L’atleta keniano ad un certo punto ha detto che non poteva fare in un giorno solo tutta quella preparazione. Gli studenti italiani non si rendono conto che con la didattica a distanza sono letteralmente presi in giro e pressati ancor più che se fossero a scuola. Ci sono ragazzi che devono chiedere per andare in bagno a casa loro, altri costretti a rispondere a domande stando con le spalle rivolte al monitor, cose da telefono azzurro. Queste cose non avvengono per colpa dei programmi ministeriali ma perché alcuni insegnanti non hanno capito come ci si deve relazionare con gli allievi con la didattica a distanza e continuano a perdere ottime occasioni per usare i programmi ministeriali a loro discrezione invece di subirli come un’inutile gabbia che ostacola l’insegnamento. Un insegnante che durante la didattica a distanza non ha il coraggio di rivedere i suoi programmi perché ha paura di essere criticato è un insegnante che non ha passione per il suo lavoro perché chi vuole tenere un buon rapporto con gli allievi capisce benissimo che in questa situazione bisogna avere una grande elasticità ed una grande capacità di rivedere tutti i programmi a costo di andare in conflitto con i dirigenti scolastici, con i genitori onnipresenti che si intromettono sempre in tutto e con chiunque non abbia l’elasticità di capire che un buon rapporto di fiducia fra allievo ed insegnante è ancora più importante della quantità di informazioni trattate per fare evolvere il processo di apprendimento.

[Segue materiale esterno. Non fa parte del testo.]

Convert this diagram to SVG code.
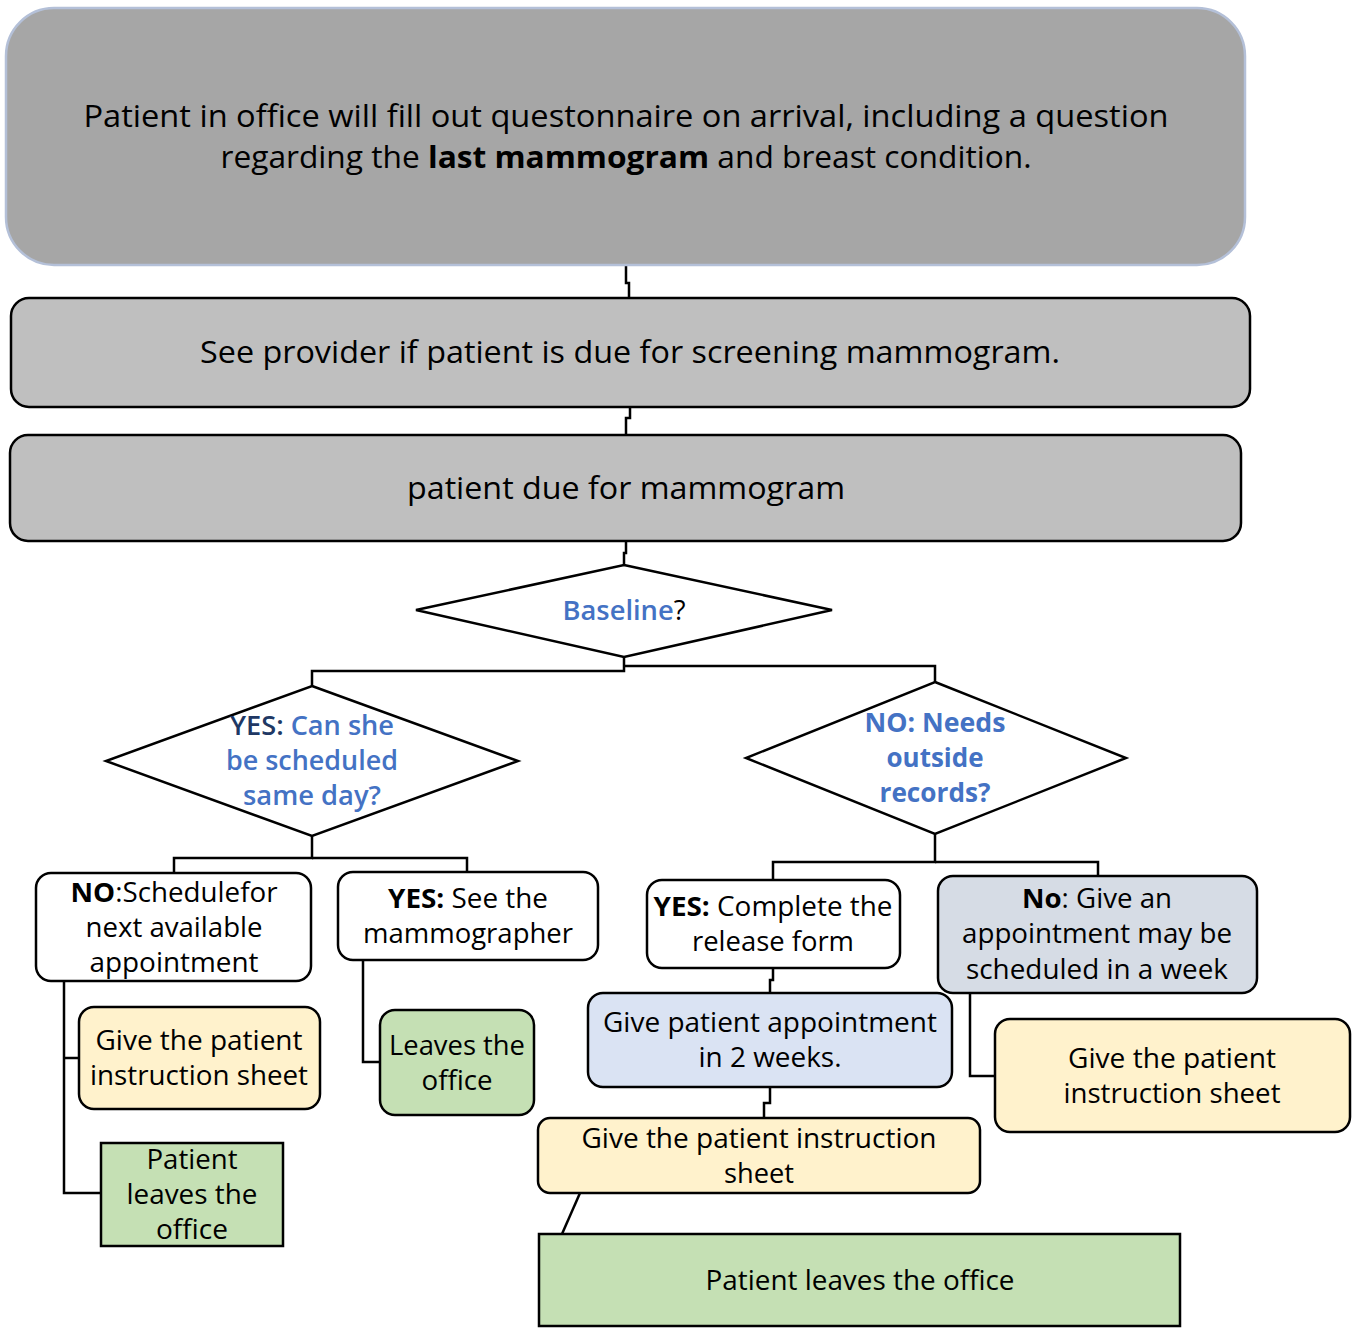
<svg xmlns="http://www.w3.org/2000/svg" width="1356" height="1332" viewBox="0 0 1356 1332">
  <style>
    text { font-family: "Open Sans", "Noto Sans", "Liberation Sans", sans-serif; font-size: 27px; fill: #000; text-anchor: middle; }
    .big { font-size: 31px; }
    .b { font-weight: bold; }
    .sb { font-weight: 600; }
    .blue { fill: #4472c4; }
    .navy { fill: #203864; }
    .box { stroke: #000; stroke-width: 2.5; }
    .gray { fill: #bfbfbf; }
    .white { fill: #ffffff; }
    .yellow { fill: #fff2cc; }
    .green { fill: #c5e0b4; }
    .lblue { fill: #dae3f3; }
    .slate { fill: #d6dce5; }
    #connectors path { fill: none; stroke: #000; stroke-width: 2.5; }
  </style>

  <rect width="1356" height="1332" fill="#ffffff"/>

  <g id="connectors">
    <path d="M626 265 V283 H629 V298"/>
    <path d="M630 407 V418 H626 V435"/>
    <path d="M626 541 V553 H624 V565"/>
    <path d="M624 657 V671 H312 V686"/>
    <path d="M624 666 H935 V682"/>
    <path d="M312 836 V858 H174 V873"/>
    <path d="M312 858 H467 V872"/>
    <path d="M64 981 V1193 H101"/>
    <path d="M64 1058 H79"/>
    <path d="M363 960 V1062 H380"/>
    <path d="M935 834 V862 H773 V880"/>
    <path d="M935 862 H1098 V876"/>
    <path d="M773 968 V980 H770 V993"/>
    <path d="M770 1087 V1103 H764 V1118"/>
    <path d="M580 1193 L562 1234"/>
    <path d="M970 993 V1076 H995"/>
  </g>

  <g id="intake">
    <rect x="6" y="8" width="1239" height="257" rx="48" fill="#a6a6a6" stroke="#b4c0d8" stroke-width="2.5"/>
    <text class="big" x="626" y="127" textLength="1085" lengthAdjust="spacingAndGlyphs">Patient in office will fill out questonnaire on arrival, including a question</text>
    <text class="big" x="626" y="168" textLength="811" lengthAdjust="spacingAndGlyphs">regarding the <tspan class="b">last mammogram</tspan> and breast condition.</text>
  </g>

  <g id="see-provider">
    <rect class="box gray" x="11" y="298" width="1239" height="109" rx="18"/>
    <text class="big" x="630" y="363" textLength="860" lengthAdjust="spacingAndGlyphs">See provider if patient is due for screening mammogram.</text>
  </g>

  <g id="due">
    <rect class="box gray" x="10" y="435" width="1231" height="106" rx="18"/>
    <text class="big" x="626" y="499" textLength="438" lengthAdjust="spacingAndGlyphs">patient due for mammogram</text>
  </g>

  <g id="baseline">
    <polygon class="box white" points="624,565 832,610 624,657 416,610"/>
    <text x="624" y="620" textLength="123" lengthAdjust="spacingAndGlyphs"><tspan class="blue sb">Baseline</tspan>?</text>
  </g>

  <g id="same-day">
    <polygon class="box white" points="312,686 518,761 312,836 106,761"/>
    <text class="blue sb" x="312" y="735" textLength="164" lengthAdjust="spacingAndGlyphs"><tspan class="navy">YES:</tspan> Can she</text>
    <text class="blue sb" x="312" y="770" textLength="172" lengthAdjust="spacingAndGlyphs">be scheduled</text>
    <text class="blue sb" x="312" y="805" textLength="138" lengthAdjust="spacingAndGlyphs">same day?</text>
  </g>

  <g id="outside-records">
    <polygon class="box white" points="935,682 1126,758 935,834 746,758"/>
    <text class="blue b" x="935" y="732" textLength="141" lengthAdjust="spacingAndGlyphs">NO: Needs</text>
    <text class="blue b" x="935" y="767" textLength="97" lengthAdjust="spacingAndGlyphs">outside</text>
    <text class="blue b" x="935" y="802" textLength="111" lengthAdjust="spacingAndGlyphs">records?</text>
  </g>

  <g id="schedule-next">
    <rect class="box white" x="36" y="873" width="275" height="108" rx="15"/>
    <text x="174" y="902" textLength="207" lengthAdjust="spacingAndGlyphs"><tspan class="b">NO</tspan>:Schedulefor</text>
    <text x="174" y="937" textLength="177" lengthAdjust="spacingAndGlyphs">next available</text>
    <text x="174" y="972" textLength="169" lengthAdjust="spacingAndGlyphs">appointment</text>
  </g>

  <g id="see-mammographer">
    <rect class="box white" x="338" y="872" width="260" height="88" rx="15"/>
    <text x="468" y="908" textLength="160" lengthAdjust="spacingAndGlyphs"><tspan class="b">YES:</tspan> See the</text>
    <text x="468" y="943" textLength="210" lengthAdjust="spacingAndGlyphs">mammographer</text>
  </g>

  <g id="sheet-left">
    <rect class="box yellow" x="79" y="1007" width="241" height="102" rx="15"/>
    <text x="199" y="1050" textLength="207" lengthAdjust="spacingAndGlyphs">Give the patient</text>
    <text x="199" y="1085" textLength="218" lengthAdjust="spacingAndGlyphs">instruction sheet</text>
  </g>

  <g id="leaves-left">
    <rect class="box green" x="101" y="1143" width="182" height="103"/>
    <text x="192" y="1169" textLength="91" lengthAdjust="spacingAndGlyphs">Patient</text>
    <text x="192" y="1204" textLength="131" lengthAdjust="spacingAndGlyphs">leaves the</text>
    <text x="192" y="1239" textLength="72" lengthAdjust="spacingAndGlyphs">office</text>
  </g>

  <g id="leaves-mid">
    <rect class="box green" x="380" y="1010" width="154" height="105" rx="15"/>
    <text x="457" y="1055" textLength="136" lengthAdjust="spacingAndGlyphs">Leaves the</text>
    <text x="457" y="1090" textLength="71" lengthAdjust="spacingAndGlyphs">office</text>
  </g>

  <g id="release-form">
    <rect class="box white" x="647" y="880" width="253" height="88" rx="15"/>
    <text x="773" y="916" textLength="239" lengthAdjust="spacingAndGlyphs"><tspan class="b">YES:</tspan> Complete the</text>
    <text x="773" y="951" textLength="162" lengthAdjust="spacingAndGlyphs">release form</text>
  </g>

  <g id="week-appointment">
    <rect class="box slate" x="938" y="876" width="319" height="117" rx="15"/>
    <text x="1097" y="908" textLength="150" lengthAdjust="spacingAndGlyphs"><tspan class="b">No</tspan>: Give an</text>
    <text x="1097" y="943" textLength="270" lengthAdjust="spacingAndGlyphs">appointment may be</text>
    <text x="1097" y="979" textLength="262" lengthAdjust="spacingAndGlyphs">scheduled in a week</text>
  </g>

  <g id="two-weeks">
    <rect class="box lblue" x="588" y="993" width="364" height="94" rx="15"/>
    <text x="770" y="1032" textLength="334" lengthAdjust="spacingAndGlyphs">Give patient appointment</text>
    <text x="770" y="1067" textLength="143" lengthAdjust="spacingAndGlyphs">in 2 weeks.</text>
  </g>

  <g id="sheet-mid">
    <rect class="box yellow" x="538" y="1118" width="442" height="75" rx="12"/>
    <text x="759" y="1148" textLength="355" lengthAdjust="spacingAndGlyphs">Give the patient instruction</text>
    <text x="759" y="1183" textLength="70" lengthAdjust="spacingAndGlyphs">sheet</text>
  </g>

  <g id="sheet-right">
    <rect class="box yellow" x="995" y="1019" width="355" height="113" rx="15"/>
    <text x="1172" y="1068" textLength="208" lengthAdjust="spacingAndGlyphs">Give the patient</text>
    <text x="1172" y="1103" textLength="217" lengthAdjust="spacingAndGlyphs">instruction sheet</text>
  </g>

  <g id="leaves-bottom">
    <rect class="box green" x="539" y="1234" width="641" height="92"/>
    <text x="860" y="1290" textLength="309" lengthAdjust="spacingAndGlyphs">Patient leaves the office</text>
  </g>
</svg>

Torniamo al solito discorso della scuola che non si vuole evolvere e perde tutte le occasioni possibili per farlo. Se la scuola è il luogo della trasmissione delle informazioni allora l’unica via perseguibile è quella di restare più aderenti possibile ai soliti schemi, se invece la scuola è un luogo di crescita dove si “scopre” più che ripetere allora tutti sono in gioco, anche gli insegnanti che devono scoprire giorno dopo giorno come adattarsi ai nuovi problemi di insegnamento senza rendere insopportabile un sistema che sarà anche meno efficace di quello della didattica in presenza ma non sta scritto da nessuna parte che deva essere più pesante.

Si è persa l’occasione per rendere l’intero carico di studio più sopportabile in nome dei famigerati programmi ministeriali quando era proprio l’occasione giusta per svincolarsene in nome di una scuola meno nozionistica e più gradevole.

Purtroppo nella scuola italiana regna la convinzione che l’apprendimento gradevole sforni solo asini e che gli ostacoli vadano superati solo con ore e ore di studio e grande impegno da parte degli studenti. L’allievo più bravo è quello che studia di più, punto e basta. Era logico che un atteggiamento del genere producesse una didattica a distanza noiosa, ancora informata dal concetto delle verifiche che sono sempre di più e sempre più stressanti e dove il nozionismo non concede tregua.

Da questo punto di vista mi auguro che la didattica a distanza termini quanto prima e che gli studenti italiani tornino un po’ a respirare.

Se proprio dovesse durare ancora molto allora mi auguro che gli studenti italiani si sveglino fuori e non si facciano prendere in giro ma non chiedendo di andare a scuola prima del lecito (non è rimettendoci la salute che salvi la scuola italiana…) bensì avendo il coraggio di far capire che la didattica a distanza non può funzionare così ma deve essere rivista nella sua filosofia.

L’atleta keniano, pur con una gran fiducia verso il proprio allenatore, ad un certo punto ha fatto capire che quel carico di allenamento era un po’ troppo sostenuto. Gli studenti italiani devono avere fiducia nei loro insegnanti e far capire molto garbatamente che così non funziona.